Australian Parents Worry About Kids’ Net Time

Even as the country is rocked by a scandal involving hundreds of Internet-related child porn arrests, Australian parents may be worrying more about how much the Internet distracts their children from daily life chores than what they do or don’t see online, according to a new study by local educators.

“A recent exploration of the everyday Internet lives of Australian families indicates that families manage these perceived risks in a variety of ways and are not overly troubled about this issue,” said authors Donell Holloway and Lelia Green of Edith Cowan University.

“Findings from the research project indicate that Australian parents are more concerned about some children’s excessive use of the Internet than about pornography,” they continued. “They construct the Internet as interfering with time available to carry out homework, chores, getting adequate sleep or participating in outdoor (fresh air) activities.”

Holloway and Green said that in public social debates technology is often held responsible for “a variety of harmful consequences” to children, in ways ranging from drops in social relationships to sedentary living and offensive materials other than porn, including and especially ethnic and racial hatred.
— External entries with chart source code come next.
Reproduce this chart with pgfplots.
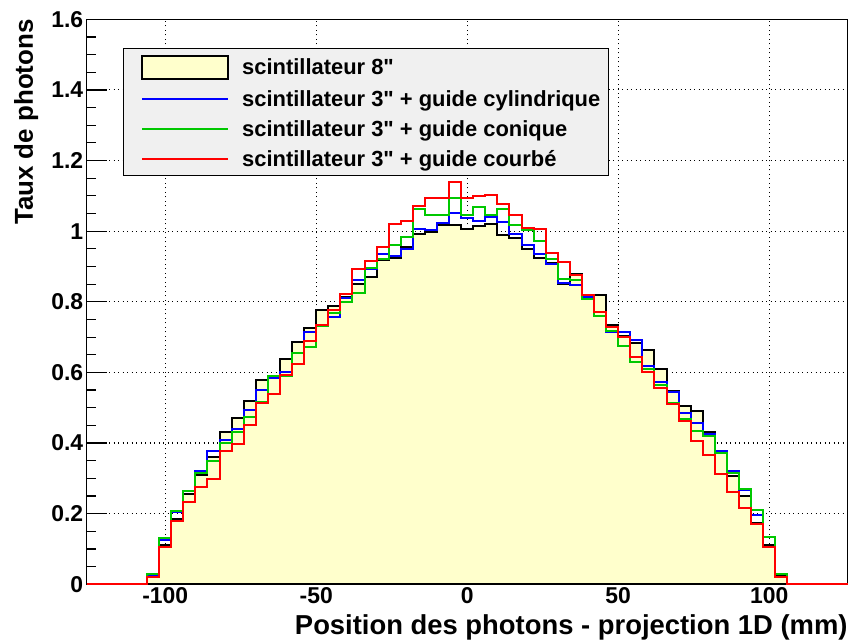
\documentclass[border=0pt]{standalone}
\usepackage{fontspec}
\setmainfont{Liberation Sans}
\newfontfamily\plainsans{Liberation Sans}
\usepackage{pgfplots}
\pgfplotsset{compat=1.18}
\usepackage{pgfplotstable}

\definecolor{histfill}{RGB}{255,255,204}
\definecolor{hblue}{RGB}{0,0,255}
\definecolor{hgreen}{RGB}{0,200,0}
\definecolor{hred}{RGB}{255,0,0}
\definecolor{legbg}{RGB}{240,240,240}

\pgfplotsset{
  boxlegend/.style={legend image code/.code={\path (0bp,0bp);
      \draw[##1] (12bp,-11.5bp) rectangle (98bp,11.5bp);}},
  linelegend/.style={legend image code/.code={\path (0bp,0bp);
      \draw[##1] (12bp,0bp) -- (98bp,0bp);}},
}

% left bin edge (4 mm bins), photon rate per series
\pgfplotstableread{
x black blue green red
-126 0 0 0 0
-122 0 0 0 0
-118 0 0 0 0
-114 0 0 0 0
-110 0 0 0 0
-106 0.020 0.025 0.030 0.022
-102 0.112 0.126 0.131 0.107
-98 0.186 0.206 0.208 0.178
-94 0.255 0.263 0.263 0.232
-90 0.310 0.320 0.314 0.275
-86 0.360 0.377 0.349 0.298
-82 0.430 0.410 0.401 0.377
-78 0.470 0.440 0.430 0.396
-74 0.520 0.495 0.475 0.450
-70 0.578 0.550 0.516 0.512
-66 0.590 0.583 0.590 0.538
-62 0.638 0.600 0.590 0.592
-58 0.687 0.654 0.654 0.624
-54 0.725 0.714 0.671 0.690
-50 0.777 0.735 0.732 0.734
-46 0.789 0.758 0.769 0.777
-42 0.813 0.810 0.799 0.821
-38 0.850 0.861 0.825 0.894
-34 0.870 0.892 0.896 0.915
-30 0.917 0.936 0.920 0.955
-26 0.925 0.930 0.962 1.020
-22 0.955 0.950 0.984 1.030
-18 0.993 1.007 1.064 1.072
-14 0.998 1.003 1.045 1.093
-10 1.017 1.024 1.045 1.093
-6 1.017 1.052 1.093 1.138
-2 1.005 1.036 1.045 1.093
2 1.015 1.028 1.069 1.100
6 1.019 1.041 1.045 1.102
10 0.988 1.026 1.062 1.077
14 0.981 0.993 1.017 1.045
18 0.950 0.960 1.003 1.008
22 0.924 0.936 0.971 1.006
26 0.910 0.907 0.922 0.938
30 0.851 0.853 0.865 0.912
34 0.880 0.848 0.861 0.875
38 0.808 0.813 0.808 0.820
42 0.818 0.770 0.761 0.770
46 0.734 0.714 0.718 0.730
50 0.702 0.714 0.674 0.700
54 0.682 0.693 0.630 0.645
58 0.664 0.617 0.609 0.600
62 0.609 0.573 0.564 0.555
66 0.548 0.545 0.513 0.510
70 0.505 0.485 0.467 0.462
74 0.491 0.456 0.434 0.406
78 0.430 0.425 0.420 0.365
82 0.372 0.377 0.372 0.311
86 0.306 0.320 0.316 0.261
90 0.251 0.268 0.270 0.216
94 0.175 0.197 0.211 0.171
98 0.112 0.135 0.135 0.107
102 0.025 0.030 0.029 0.022
106 0 0 0 0
110 0 0 0 0
114 0 0 0 0
118 0 0 0 0
122 0 0 0 0
126 0 0 0 0
}\histdata

\begin{document}
\begin{tikzpicture}
\useasboundingbox (-86.7bp,-58.7bp) rectangle (764.3bp,584.3bp);
\begin{axis}[
    at={(0,0)}, anchor=south west,
    width=761bp, height=565bp, scale only axis,
    xmin=-126, xmax=126, ymin=0, ymax=1.6,
    xtick={-100,-50,0,50,100},
    ytick={0,0.2,0.4,0.6,0.8,1,1.2,1.4,1.6},
    minor x tick num=4, minor y tick num=3,
    tick align=inside, xtick pos=bottom, ytick pos=left,
    major tick length=20bp, minor tick length=9bp,
    every tick/.style={black, line width=1.2bp},
    axis line style={line width=1.4bp},
    grid=major,
    major grid style={black, line width=1.1bp, dash pattern=on 1.2bp off 3.3bp},
    /pgf/number format/assume math mode=true,
    tick label style={font=\fontsize{23}{27}\selectfont\bfseries},
    xlabel={Position des photons - projection 1D (mm)},
    ylabel={Taux de photons},
    xlabel style={at={(rel axis cs:1,-0.0897)}, anchor=base east, inner sep=0pt,
                  font=\fontsize{27.5}{32}\selectfont\bfseries},
    ylabel style={at={(rel axis cs:-0.0706,1)}, anchor=base east, inner sep=0pt,
                  font=\fontsize{26}{30}\selectfont\bfseries},
    legend cell align=left,
    legend style={at={(0.0473,0.9487)}, anchor=north west, fill=legbg,
                  draw=black, line width=1bp, inner xsep=6bp, inner ysep=6bp,
                  row sep=8.5bp, /tikz/every odd column/.append style={column sep=11bp},
                  font=\plainsans\fontsize{22}{26}\selectfont\bfseries},
    clip=false,
]
\addplot[const plot, draw=black, line width=2bp, fill=histfill, boxlegend]
    table[x=x, y=black] {\histdata} \closedcycle;
\addlegendentry{scintillateur 8"}
\addplot[const plot, draw=hblue, line width=2bp, linelegend]
    table[x=x, y=blue] {\histdata};
\addlegendentry{scintillateur 3" + guide cylindrique}
\addplot[const plot, draw=hgreen, line width=2bp, linelegend]
    table[x=x, y=green] {\histdata};
\addlegendentry{scintillateur 3" + guide conique}
\addplot[const plot, draw=hred, line width=2bp, linelegend]
    table[x=x, y=red] {\histdata};
\addlegendentry{scintillateur 3" + guide courbé}
\end{axis}
\end{tikzpicture}
\end{document}
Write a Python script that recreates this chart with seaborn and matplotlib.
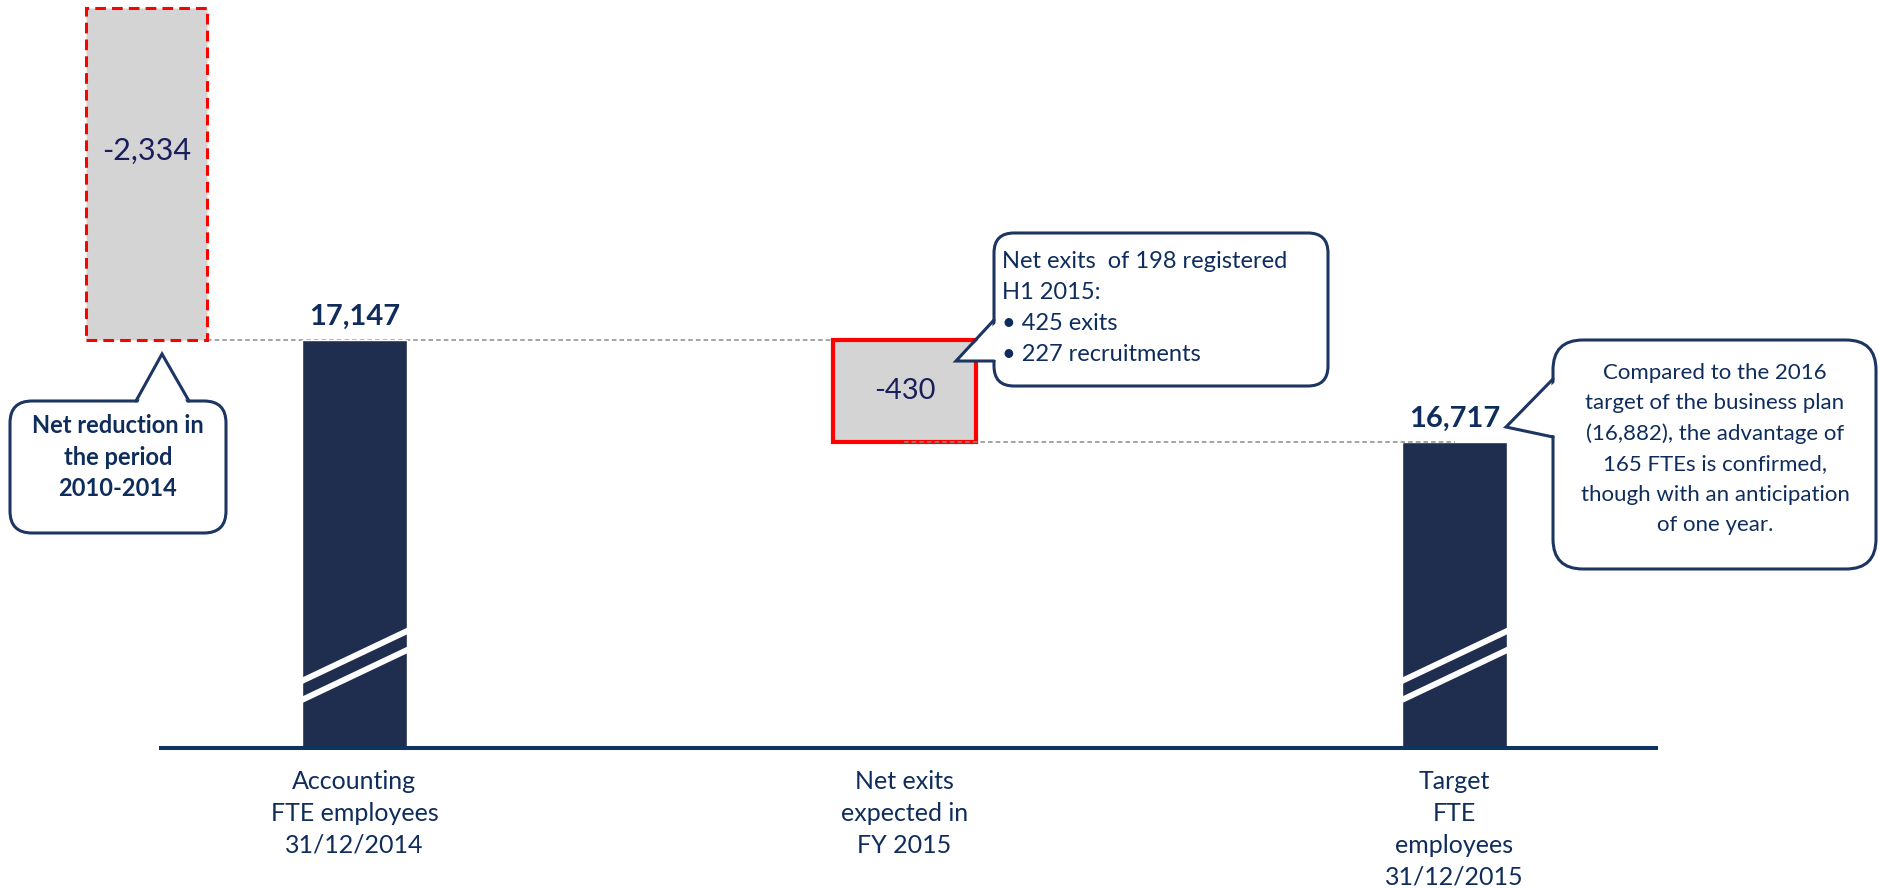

Those debates and those arguments are often made at the same time the government, educators, and industry promote new technologies, they said.

“Other digital technologies, such as computer and video games, are sometimes seen as exacerbating these problems and raise the spectre of the ‘Nintendo kid,’ friendless and withdrawn, lacking in social skills and unable to relate to others except through multi-player games – although this caricature appears far removed from children’s normal experience of computer gaming,” the authors said.

But Holloway and Green also seemed to give credence to an older report by the Australian Broadcasting Authority that suggested that, among the real causes of Australian parental alarm over their kids in cyberspace, there lurks “the fear that parents are losing control of their children’s Internet activities because their own technical competencies are being surpassed by their children…. This leads to the fundamental anxiety that parents’ natural power base will be diminished.”

Still, they said, parental supervision of their children’s cyberspace activities involves various “strategies and approaches,” ranging from allowing children their mature autonomy to more direct supervision and even restriction of the children’s Net activities. But the authors also noted parents as often as not lose authority over their children when the children use the Net to affirm their independence from their parents.